Antes de los treinta segundos de ese inolvidable 10° round se vivió una rara sensación. Primero los gritos que acompañaron al gong. Después un murmullo con destino de silencio. Y cuando el silencio llegaba, como a propósito, una derecha en punta que choca la ceja de Valdez y la abre cual granada madura. La sangre del colombiano baja por su torso y Monzón, cada vez más implacable, reaviva su instinto y lo castiga a voluntad.

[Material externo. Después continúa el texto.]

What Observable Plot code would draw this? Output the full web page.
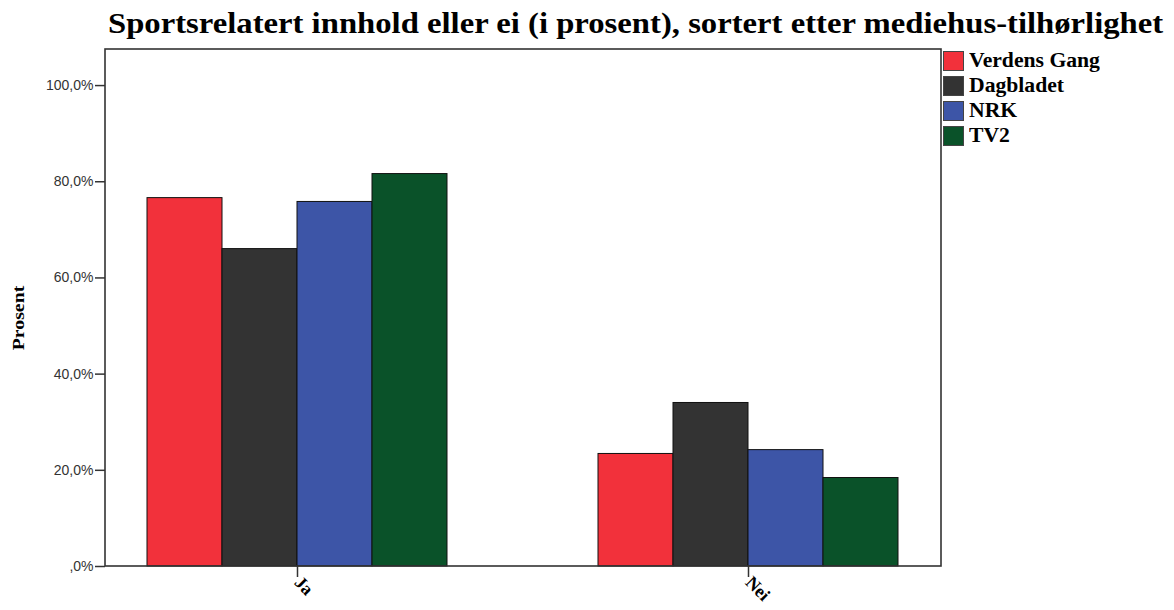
<!DOCTYPE html>
<html><head><meta charset="utf-8">
<script src="https://cdn.jsdelivr.net/npm/d3@7"></script>
<script src="https://cdn.jsdelivr.net/npm/@observablehq/plot@0.6"></script>
<style>
body{margin:0;background:#fff;}
#wrap{position:relative;width:1174px;height:610px;overflow:hidden;background:#fff;}
#title{position:absolute;left:108px;top:0;height:44px;font-family:"Liberation Serif",serif;font-weight:bold;font-size:29px;line-height:46px;white-space:nowrap;color:#000;transform-origin:0 50%;}
#chart{position:absolute;left:0;top:44px;}
#legend{position:absolute;left:943px;top:48px;font-family:"Liberation Serif",serif;font-weight:bold;font-size:20px;color:#000;}
.row{display:flex;align-items:center;height:25px;}
.sw{width:19px;height:18px;border:1px solid #444;margin-right:5px;box-sizing:content-box;flex:none;}
.lbl{white-space:nowrap;display:inline-block;transform-origin:0 50%;}
#ylabel{position:absolute;left:19px;top:318px;font-family:"Liberation Serif",serif;font-weight:bold;font-size:17px;white-space:nowrap;}
</style>
</head><body>
<div id="wrap">
<div id="title">Sportsrelatert innhold eller ei (i prosent), sortert etter mediehus-tilhørlighet</div>
<div id="chart"></div>
<div id="ylabel">Prosent</div>
<div id="legend"></div>
</div>
<script>
const answers = ["Ja", "Nei"];
const media = ["Verdens Gang", "Dagbladet", "NRK", "TV2"];
const vgValues = [76.6, 23.4];
const dbValues = [66.0, 34.0];
const nrkValues = [75.8, 24.2];
const tv2Values = [81.6, 18.4];
const colors = ["#f2313b", "#333333", "#3d55a7", "#0a5229"];
const yTicks = [0, 20, 40, 60, 80, 100];

const series = [vgValues, dbValues, nrkValues, tv2Values];
const table = [];
answers.forEach((a, i) => media.forEach((m, j) => table.push({answer: a, media: m, value: series[j][i]})));

const fmt = d => d === 0 ? ",0%" : d.toFixed(1).replace(".", ",") + "%";

const chart = Plot.plot({
  width: 1174, height: 566,
  marginLeft: 105, marginRight: 233, marginTop: 5, marginBottom: 44,
  style: {fontFamily: "Liberation Sans", fontSize: "14px", color: "#333", background: "transparent", overflow: "visible"},
  fx: {domain: answers, paddingInner: 0.148, paddingOuter: 0, label: null, axis: null},
  x: {domain: media, paddingInner: 0, paddingOuter: 0.556, axis: null},
  y: {domain: [0, 107.5], axis: null},
  color: {domain: media, range: colors},
  marks: [
    Plot.barY(table, {fx: "answer", x: "media", y: "value", fill: "media", stroke: "#111", strokeWidth: 1}),
    Plot.axisY({ticks: yTicks, tickSize: 10, tickPadding: 2, tickFormat: fmt, label: null, fontSize: 14, fill: "#333", stroke: "#333", strokeWidth: 1.5}),
    Plot.axisFx({anchor: "bottom", tickSize: 11, tickPadding: 2, tickRotate: 45, label: null, fontFamily: "Liberation Serif", fontWeight: "bold", fontSize: 18, fill: "#000", stroke: "#333", strokeWidth: 1.5})
  ]
});
document.getElementById("chart").appendChild(chart);

// outer frame spanning both facets, from the plot's own scales
const fxr = chart.scale("fx").range, yr = chart.scale("y").range;
const svg = d3.select(chart.tagName.toLowerCase() === "svg" ? chart : chart.querySelector("svg"));
svg.append("rect")
  .attr("x", Math.min(...fxr)).attr("y", Math.min(...yr))
  .attr("width", Math.abs(fxr[1] - fxr[0])).attr("height", Math.abs(yr[0] - yr[1]))
  .attr("fill", "none").attr("stroke", "#333").attr("stroke-width", 1.6);

const leg = document.getElementById("legend");
media.forEach((m, i) => {
  const r = document.createElement("div"); r.className = "row";
  const s = document.createElement("div"); s.className = "sw"; s.style.background = colors[i];
  const t = document.createElement("span"); t.className = "lbl"; t.textContent = m;
  r.appendChild(s); r.appendChild(t); leg.appendChild(r);
});

// stretch glyphs horizontally to match the reference widths
const title = document.getElementById("title");
title.style.transform = `scaleX(${1055 / title.offsetWidth})`;
const firstLbl = leg.querySelector(".lbl");
const sx = 131 / firstLbl.offsetWidth;
leg.querySelectorAll(".lbl").forEach(e => e.style.transform = `scaleX(${sx})`);
const yl = document.getElementById("ylabel");
const ys = 64 / yl.offsetWidth;
yl.style.transform = `translate(-50%,-50%) rotate(-90deg) scaleX(${ys})`;
</script>
</body></html>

Tres veces se lo vio a Valdez cerrar los ojos y resignar las piernas. Tres veces pareció que el nocaut llegaba inexorable. . . Y aquí hay que hacer otra reflexión: en esa acción Monzón volvió a demostrar lo que es un campeón. Venía de una etapa casi crítica, desarrollaba y pensaba la pelea esperando un momento con la mano derecha traumatizada. Lo fabricó en el final del 9° y se jugó a fondo en el 10° buscando el remate. Y aunque no lo consiguió tuvo el mismo valor porque definió la pelea. En ambos sentidos: para él porque a partir de ese instante podría reasegurar los puntos de ventaja con un esquema conservador y para Valdez porque el retroceso en las tarjetas le exigía lo que ya no podía que era encontrar una mano salvadora, un "lucky punch". La superioridad de Monzón no dejó dudas respecto de la amplia ventaja en las tarjetas".

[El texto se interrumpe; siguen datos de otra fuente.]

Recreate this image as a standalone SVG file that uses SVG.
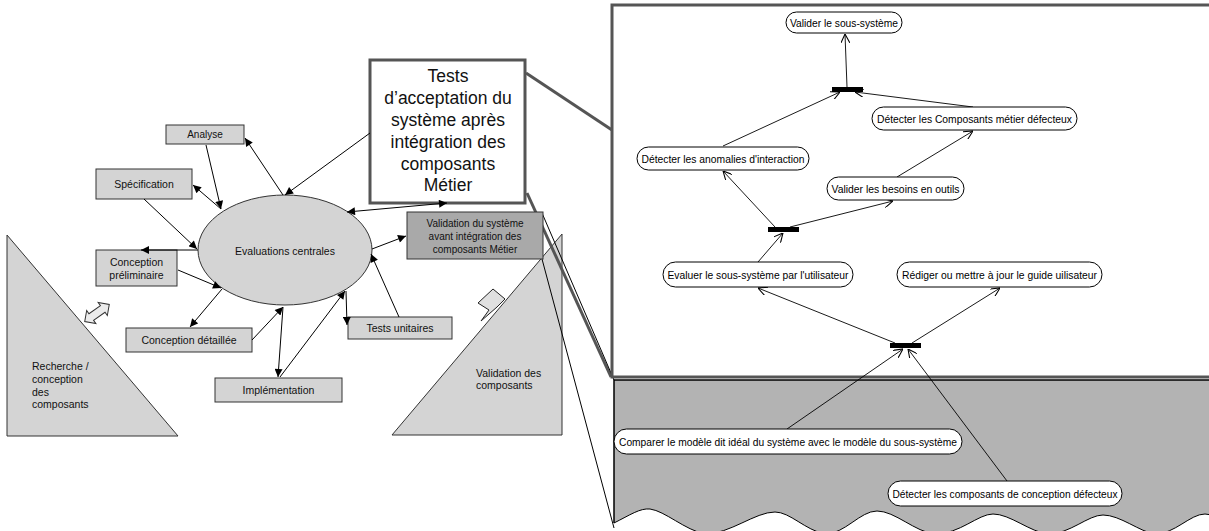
<svg xmlns="http://www.w3.org/2000/svg" width="1209" height="531" viewBox="0 0 1209 531">
<defs>
<marker id="fa" viewBox="0 0 10 10" refX="10" refY="5" markerWidth="9" markerHeight="8" markerUnits="userSpaceOnUse" orient="auto-start-reverse"><path d="M0,0 L10,5 L0,10 Z" fill="#000"/></marker>
<marker id="oa" viewBox="0 0 10 10" refX="10" refY="5" markerWidth="9" markerHeight="9" markerUnits="userSpaceOnUse" orient="auto"><path d="M0,0 L10,5 L0,10" fill="none" stroke="#000" stroke-width="1.2"/></marker>
</defs>
<style>
.t{font-family:"Liberation Sans",Arial,sans-serif;fill:#111}
.m{text-anchor:middle}
.s10{font-size:10.5px}
.p{font-size:11px;text-anchor:middle;font-family:"Liberation Sans",Arial,sans-serif;fill:#000}
.box{fill:#d4d4d4;stroke:#333;stroke-width:1}
.pill{fill:#fff;stroke:#000;stroke-width:1}
.c{stroke:#000;stroke-width:1;fill:none;marker-end:url(#fa)}
.cc{stroke:#000;stroke-width:1;fill:none;marker-end:url(#fa);marker-start:url(#fa)}
.a{stroke:#000;stroke-width:0.9;fill:none;marker-end:url(#oa)}
.bar{fill:#000}
</style>
<rect x="0" y="0" width="1209" height="531" fill="#fff"/>

<!-- Left side -->
<g id="n-recherche">
<polygon points="7,235 7,436 178,436" class="box"/>
<text class="t s10" x="32" y="370">Recherche /</text>
<text class="t s10" x="32" y="383">conception</text>
<text class="t s10" x="32" y="395.5">des</text>
<text class="t s10" x="32" y="408">composants</text>
</g>
<g id="n-double-fleche">
<path d="M-15,0 L-7,-8 L-7,-4 L7,-4 L7,-8 L15,0 L7,8 L7,4 L-7,4 L-7,8 Z" transform="translate(97,313) rotate(-35)" fill="#ececec" stroke="#333" stroke-width="1"/>
</g>
<g id="n-fleche-validation">
<polygon points="478,303 493,289 505,299 497,307 481,321 489,310" fill="#e0e0e0" stroke="#222" stroke-width="1"/>
</g>
<g id="n-validation-composants">
<polygon points="392,435 562,435 562,234" class="box"/>
<text class="t s10" x="476" y="377">Validation des</text>
<text class="t s10" x="476" y="389">composants</text>
</g>

<!-- callout lines -->
<g id="callouts">
<line x1="526" y1="73" x2="612" y2="130" stroke="#555" stroke-width="3"/>
<line x1="527" y1="193" x2="611" y2="377" stroke="#555" stroke-width="3"/>
<line x1="542" y1="213" x2="614" y2="380" stroke="#000" stroke-width="1"/>
<line x1="542" y1="259" x2="614" y2="528" stroke="#000" stroke-width="1"/>
</g>

<g id="n-analyse"><rect x="166" y="125" width="78" height="19" class="box"/><text class="t m" font-size="10" x="205" y="138">Analyse</text></g>
<g id="n-specification"><rect x="96" y="169" width="96" height="30" class="box"/><text class="t m s10" x="144" y="188">Spécification</text></g>
<g id="n-conception-prelim"><rect x="96" y="250" width="81" height="36" class="box"/><text class="t m s10" x="136.5" y="266">Conception</text><text class="t m s10" x="136.5" y="279">préliminaire</text></g>
<g id="n-conception-detaillee"><rect x="126" y="328" width="126" height="24" class="box"/><text class="t m s10" x="189" y="344">Conception détaillée</text></g>
<g id="n-implementation"><rect x="215" y="378" width="127" height="24" class="box"/><text class="t m s10" x="278.5" y="394">Implémentation</text></g>
<g id="n-tests-unitaires"><rect x="348" y="317" width="104" height="22" class="box"/><text class="t m s10" x="400" y="332">Tests unitaires</text></g>
<g id="n-evaluations"><ellipse cx="285" cy="250" rx="87" ry="55" class="box"/><text class="t m s10" x="285" y="255">Evaluations centrales</text></g>
<g id="n-validation-systeme"><rect x="407" y="212" width="136" height="47" fill="#a9a9a9" stroke="#333" stroke-width="1"/>
<text class="t m" font-size="10" x="475" y="226.5">Validation du système</text>
<text class="t m" font-size="10" x="475" y="239.5">avant intégration des</text>
<text class="t m" font-size="10" x="475" y="252.5">composants Métier</text></g>
<g id="n-tests-acceptation"><rect x="370" y="60" width="155" height="143" fill="#fff" stroke="#555" stroke-width="3"/>
<text class="t m" font-size="17.5" x="448" y="82">Tests</text>
<text class="t m" font-size="17.5" x="448" y="104">d’acceptation du</text>
<text class="t m" font-size="17.5" x="448" y="126">système après</text>
<text class="t m" font-size="17.5" x="448" y="148">intégration des</text>
<text class="t m" font-size="17.5" x="448" y="170">composants</text>
<text class="t m" font-size="17.5" x="448" y="191">Métier</text></g>

<g id="connectors-left">
<line class="c" x1="206" y1="145" x2="221" y2="209"/>
<line class="c" x1="283" y1="195" x2="245" y2="138"/>
<line class="c" x1="221" y1="209" x2="193" y2="185"/>
<line class="c" x1="144" y1="199" x2="197" y2="249"/>
<line class="c" x1="198" y1="250" x2="141" y2="250"/>
<line class="c" x1="178" y1="270" x2="221" y2="288"/>
<line class="c" x1="222" y1="289" x2="190" y2="327"/>
<line class="c" x1="252" y1="340" x2="283" y2="307"/>
<line class="c" x1="283" y1="307" x2="278" y2="377"/>
<line class="c" x1="280" y1="377" x2="345" y2="291"/>
<line class="c" x1="346" y1="291" x2="347" y2="325"/>
<line class="c" x1="399" y1="317" x2="371" y2="254"/>
<line class="c" x1="372" y1="249" x2="406" y2="236"/>
<line class="cc" x1="347" y1="212" x2="447" y2="203"/>
<line class="c" x1="370" y1="133" x2="285" y2="195"/>
</g>

<!-- Right side -->
<g id="cadre-zoom"><rect x="612" y="5" width="600" height="372" fill="#fff" stroke="#555" stroke-width="3"/></g>
<g id="panneau-gris">
<path d="M614,380 H1212 V515 L1205,514 C1190,514 1175,534 1155,534 C1140,532 1120,515 1103,515 C1088,515 1070,534 1048,534 C1030,532 1010,514 993,514 C978,514 960,534 935,534 C915,532 895,511 877,511 C860,511 845,534 825,534 C805,530 790,512 775,512 C755,512 730,534 705,534 C685,530 665,511 650,509 C640,508 630,515 614,523 Z" fill="#b3b3b3"/>
<path d="M614,523 C630,515 640,508 650,509 C665,511 685,530 705,534 C730,534 755,512 775,512 C790,512 805,530 825,534 C845,534 860,511 877,511 C895,511 915,532 935,534 C960,534 978,514 993,514 C1010,514 1030,532 1048,534 C1070,534 1088,515 1103,515 C1120,515 1140,532 1155,534 C1175,534 1190,514 1205,514 L1212,515" fill="none" stroke="#000" stroke-width="1"/>
<path d="M614,523 V380 H1212" fill="none" stroke="#000" stroke-width="1.5"/>
</g>

<g id="connectors-activite">
<line class="a" x1="847" y1="87" x2="845" y2="34"/>
<line class="a" x1="723" y1="146" x2="840" y2="92"/>
<line class="a" x1="973" y1="107" x2="855" y2="92"/>
<line class="a" x1="897" y1="177" x2="973" y2="131"/>
<line class="a" x1="775" y1="227" x2="723" y2="171"/>
<line class="a" x1="790" y1="227" x2="893" y2="201"/>
<line class="a" x1="758" y1="262" x2="783" y2="233"/>
<line class="a" x1="895" y1="343" x2="758" y2="288"/>
<line class="a" x1="912" y1="343" x2="1000" y2="288"/>
<line class="a" x1="787" y1="429" x2="903" y2="349"/>
<line class="a" x1="1007" y1="481" x2="908" y2="349"/>
</g>

<g id="b-sync1"><rect x="832" y="87" width="31" height="5" class="bar"/></g>
<g id="b-sync2"><rect x="768" y="227" width="31" height="5" class="bar"/></g>
<g id="b-sync3"><rect x="890" y="343" width="31" height="5" class="bar"/></g>

<g id="a-valider-sous-systeme"><rect x="786" y="12" width="116" height="21" rx="10.5" class="pill"/><text class="p" x="844" y="26.5" textLength="108" lengthAdjust="spacingAndGlyphs">Valider le sous-système</text></g>
<g id="a-detecter-composants-metier"><rect x="872" y="107" width="205" height="23" rx="11.5" class="pill"/><text class="p" x="974.5" y="122.5" textLength="195" lengthAdjust="spacingAndGlyphs">Détecter les Composants métier défecteux</text></g>
<g id="a-detecter-anomalies"><rect x="637" y="147" width="172" height="23" rx="11.5" class="pill"/><text class="p" x="723" y="162.5" textLength="163" lengthAdjust="spacingAndGlyphs">Détecter les anomalies d'interaction</text></g>
<g id="a-valider-besoins"><rect x="827" y="177" width="137" height="23" rx="11.5" class="pill"/><text class="p" x="895.5" y="192.5" textLength="128" lengthAdjust="spacingAndGlyphs">Valider les besoins en outils</text></g>
<g id="a-evaluer"><rect x="663" y="262" width="190" height="25" rx="12.5" class="pill"/><text class="p" x="758" y="278.5" textLength="181" lengthAdjust="spacingAndGlyphs">Evaluer le sous-système par l'utilisateur</text></g>
<g id="a-rediger"><rect x="897" y="262" width="205" height="25" rx="12.5" class="pill"/><text class="p" x="999.5" y="278.5" textLength="195" lengthAdjust="spacingAndGlyphs">Rédiger ou mettre à jour le guide uilisateur</text></g>
<g id="a-comparer"><rect x="614" y="429" width="348" height="25" rx="12.5" class="pill"/><text class="p" x="788" y="445.5" textLength="338" lengthAdjust="spacingAndGlyphs">Comparer le modèle dit idéal du système avec le modèle du sous-système</text></g>
<g id="a-detecter-conception"><rect x="888" y="481" width="234" height="25" rx="12.5" class="pill"/><text class="p" x="1005" y="497.5" textLength="225" lengthAdjust="spacingAndGlyphs">Détecter les composants de conception défecteux</text></g>
</svg>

Había sido su última pelea sobre un ring, pero le faltaba enfrentar aún a su peor adversario: la vida.
Los tiempos futuros embalsamarán su grandeza o su cruz. Será una cifra asombrosa o una trágica historia que unirá la gloria con las sombras. Sonará en los oídos de los hombres de ayer y de mañana. Simbolizará el cierre de la parábola en perfecto círculo: el boxeo para comer sin robar, la fama avasallante, la gloria del pináculo sin el crecimiento interno de un yo acorde y el lento descenso al punto de partida pasando por una dramática terrenalidad sin príncipes, ni amigos, ni beldades, ni aplausos…Cuando se diga Monzón si solo se evocara al boxeador se dirá algo grandioso, epopéyico, incomparable como si un suspiro vibrante resumiera el concepto absoluto del todo, del siempre, del jamás.